Powder provides an out-of-the box experience for using GNU Radio and UHD toolchains to work with the software defined radios (SDRs) on the platform. Across the X310s on rooftops or B210s in mobile and fixed endpoints, profiles are available to get you up and running quickly. Tutorials on using UHD and GNU Radio tools for conducting path loss measurements help effectively orient you to both the Powder deployment, and the essential use of these tools.
Mobile measurements can be bootstrapped with ease, including responsive GUI environments exported over Powder's out-of-band control network (via commodity cellular). Getting started with mobile resources can be accomplished with just a few clicks.
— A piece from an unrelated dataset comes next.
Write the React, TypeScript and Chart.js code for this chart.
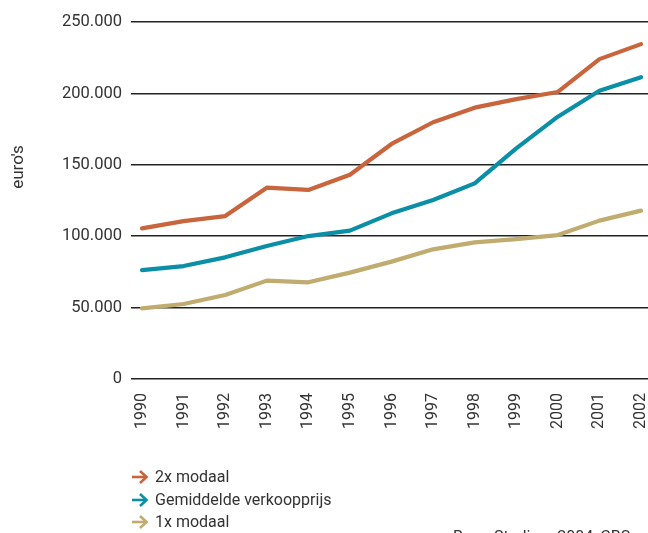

Signal localization work typically requires accurate clock synchronization across multiple devices. Powder's White Rabbit clock synchronization network locks rooftop radios to a single, centralized, GPS-disciplined clock source, allowing for accurate Time Difference of Arrival (TDoA) techniques to be used. Work utilizing these facilities has been successfully conducted and the setup has been bundled for you to get started with.
Powder has bundled the Shout sounding and measurment framework for you to use across any frequency ranges supported by the platform. This tool allows for taking passive received signal measurements, or doing active, coordinated sounding runs which include transmitters and sequenced events.
The Powder team runs periodic, opportunistic power spectral density scans of the FR1 (10 MHz - 6 GHz) spectrum across all of our rooftop and fixed endpoint devices. These scans take advantage of radios that are not currently allocated by other active experiments. This data can be viewed interactively via the Powder web UI, and is also available for download as a (periodically updated) dataset.